Direction
Copy the material that follows word for word and omit its pictures.

=======

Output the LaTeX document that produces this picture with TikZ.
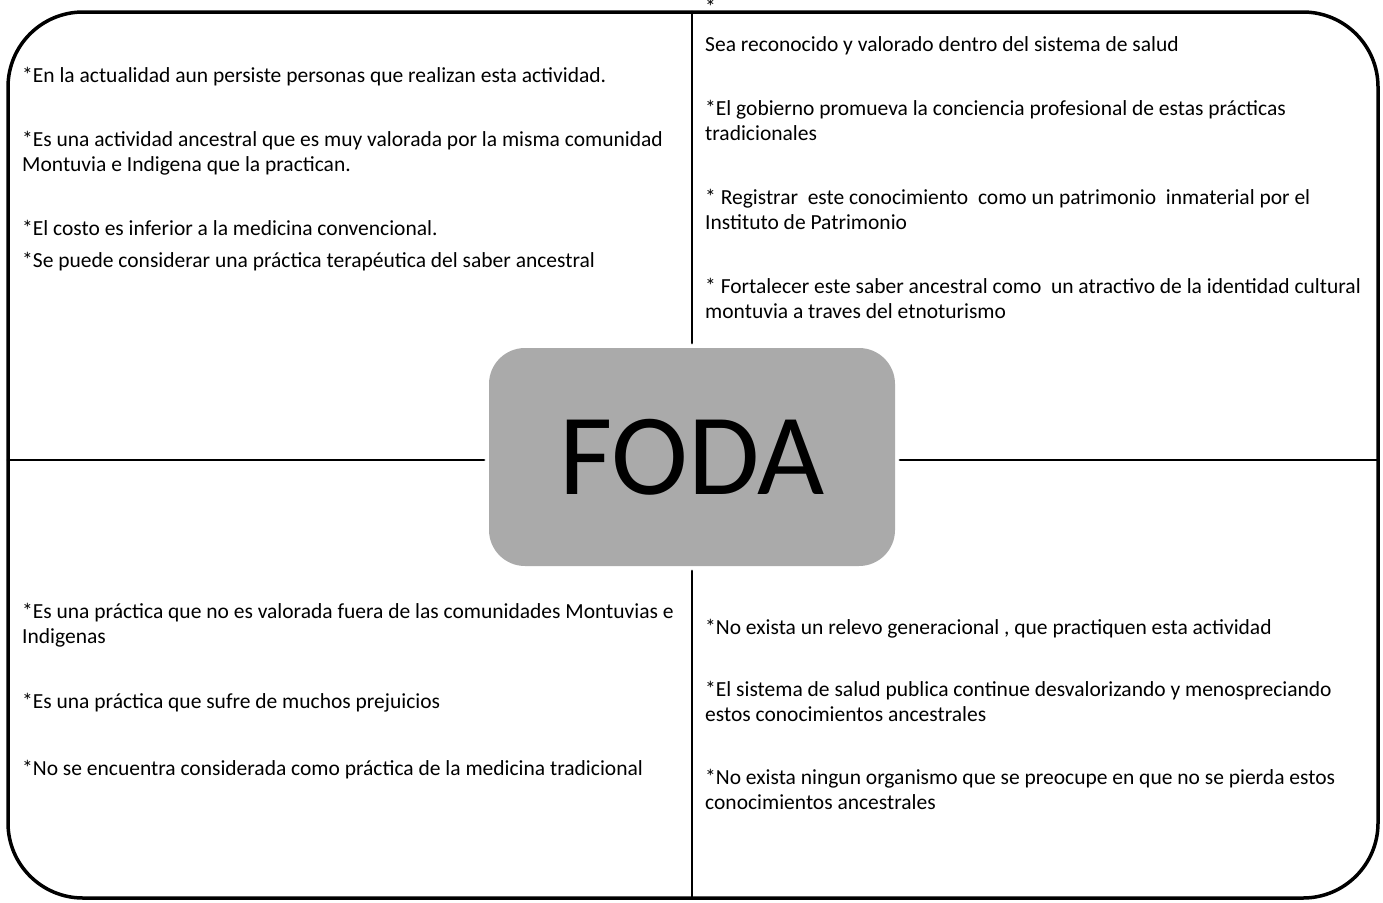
\documentclass[tikz,border=0pt]{standalone}
\usepackage{fontspec}
\setmainfont{Carlito}
\definecolor{fodagray}{RGB}{170,170,170}
\begin{document}
\begin{tikzpicture}[x=1pt,y=-1pt,line join=round,line cap=round,
  frame/.style={line width=3.5pt},
  cross/.style={line width=2.8pt},
  txt/.style={anchor=base west,align=left,inner sep=0pt,font=\fontsize{21.5}{25}\selectfont},
  core/.style={rounded corners=36pt,fill=fodagray,minimum width=406pt,minimum height=218pt,outer sep=5pt,font=\fontsize{116}{120}\selectfont}]
\def\xl{22};
\def\xr{705};
\useasboundingbox (0,0) rectangle (1383,902);
\draw[frame,rounded corners=75pt] (8,12) rectangle (1378,898);
\coordinate (ftop) at (692,12);
\coordinate (fbot) at (692,898);
\coordinate (fleft) at (8,460);
\coordinate (fright) at (1378,460);
\node[core] (foda) at (692,457) {FODA};
\draw[cross] (ftop) -- (foda.north);
\draw[cross] (fbot) -- (foda.south);
\draw[cross] (fleft) -- (foda.west |- fleft);
\draw[cross] (fright) -- (foda.east |- fright);
% fortalezas (base = last line)
\node[txt] (f1) at (\xl,82) {*En la actualidad aun persiste personas que realizan esta actividad.};
\node[txt] (f2) at (\xl,171) {*Es una actividad ancestral que es muy valorada por la misma comunidad\\Montuvia e Indigena que la practican.};
\node[txt] (f3) at (\xl,235) {*El costo es inferior a la medicina convencional.};
\node[txt] (f4) at (\xl,267) {*Se puede considerar una práctica terapéutica del saber ancestral};
% oportunidades
\node[txt] (o0) at (\xr,14) {*};
\node[txt] (o1) at (\xr,51) {Sea reconocido y valorado dentro del sistema de salud};
\node[txt] (o2) at (\xr,140) {*El gobierno promueva la conciencia profesional de estas prácticas\\tradicionales};
\node[txt] (o3) at (\xr,229) {* Registrar\ \ este conocimiento\ \ como un patrimonio\ \ inmaterial por el\\Instituto de Patrimonio};
\node[txt] (o4) at (\xr,318) {* Fortalecer este saber ancestral como\ \ un atractivo de la identidad cultural\\montuvia a traves del etnoturismo};
% debilidades
\node[txt] (d1) at (\xl,643) {*Es una práctica que no es valorada fuera de las comunidades Montuvias e\\Indigenas};
\node[txt] (d2) at (\xl,708) {*Es una práctica que sufre de muchos prejuicios};
\node[txt] (d3) at (\xl,775) {*No se encuentra considerada como práctica de la medicina tradicional};
% amenazas
\node[txt] (a1) at (\xr,634) {*No exista un relevo generacional , que practiquen esta actividad};
\node[txt] (a2) at (\xr,721) {*El sistema de salud publica continue desvalorizando y menospreciando\\estos conocimientos ancestrales};
\node[txt] (a3) at (\xr,809) {*No exista ningun organismo que se preocupe en que no se pierda estos\\conocimientos ancestrales};
\end{tikzpicture}
\end{document}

=======

Answer to the problem
Output the LaTeX document that produces this picture with TikZ.
\documentclass[tikz,border=0pt]{standalone}
\usepackage{fontspec}
\setmainfont{Carlito}
\definecolor{fodagray}{RGB}{170,170,170}
\begin{document}
\begin{tikzpicture}[x=1pt,y=-1pt,line join=round,line cap=round,
  frame/.style={line width=3.5pt},
  cross/.style={line width=2.8pt},
  txt/.style={anchor=base west,align=left,inner sep=0pt,font=\fontsize{21.5}{25}\selectfont},
  core/.style={rounded corners=36pt,fill=fodagray,minimum width=406pt,minimum height=218pt,outer sep=5pt,font=\fontsize{116}{120}\selectfont}]
\def\xl{22};
\def\xr{705};
\useasboundingbox (0,0) rectangle (1383,902);
\draw[frame,rounded corners=75pt] (8,12) rectangle (1378,898);
\coordinate (ftop) at (692,12);
\coordinate (fbot) at (692,898);
\coordinate (fleft) at (8,460);
\coordinate (fright) at (1378,460);
\node[core] (foda) at (692,457) {FODA};
\draw[cross] (ftop) -- (foda.north);
\draw[cross] (fbot) -- (foda.south);
\draw[cross] (fleft) -- (foda.west |- fleft);
\draw[cross] (fright) -- (foda.east |- fright);
% fortalezas (base = last line)
\node[txt] (f1) at (\xl,82) {*En la actualidad aun persiste personas que realizan esta actividad.};
\node[txt] (f2) at (\xl,171) {*Es una actividad ancestral que es muy valorada por la misma comunidad\\Montuvia e Indigena que la practican.};
\node[txt] (f3) at (\xl,235) {*El costo es inferior a la medicina convencional.};
\node[txt] (f4) at (\xl,267) {*Se puede considerar una práctica terapéutica del saber ancestral};
% oportunidades
\node[txt] (o0) at (\xr,14) {*};
\node[txt] (o1) at (\xr,51) {Sea reconocido y valorado dentro del sistema de salud};
\node[txt] (o2) at (\xr,140) {*El gobierno promueva la conciencia profesional de estas prácticas\\tradicionales};
\node[txt] (o3) at (\xr,229) {* Registrar\ \ este conocimiento\ \ como un patrimonio\ \ inmaterial por el\\Instituto de Patrimonio};
\node[txt] (o4) at (\xr,318) {* Fortalecer este saber ancestral como\ \ un atractivo de la identidad cultural\\montuvia a traves del etnoturismo};
% debilidades
\node[txt] (d1) at (\xl,643) {*Es una práctica que no es valorada fuera de las comunidades Montuvias e\\Indigenas};
\node[txt] (d2) at (\xl,708) {*Es una práctica que sufre de muchos prejuicios};
\node[txt] (d3) at (\xl,775) {*No se encuentra considerada como práctica de la medicina tradicional};
% amenazas
\node[txt] (a1) at (\xr,634) {*No exista un relevo generacional , que practiquen esta actividad};
\node[txt] (a2) at (\xr,721) {*El sistema de salud publica continue desvalorizando y menospreciando\\estos conocimientos ancestrales};
\node[txt] (a3) at (\xr,809) {*No exista ningun organismo que se preocupe en que no se pierda estos\\conocimientos ancestrales};
\end{tikzpicture}
\end{document}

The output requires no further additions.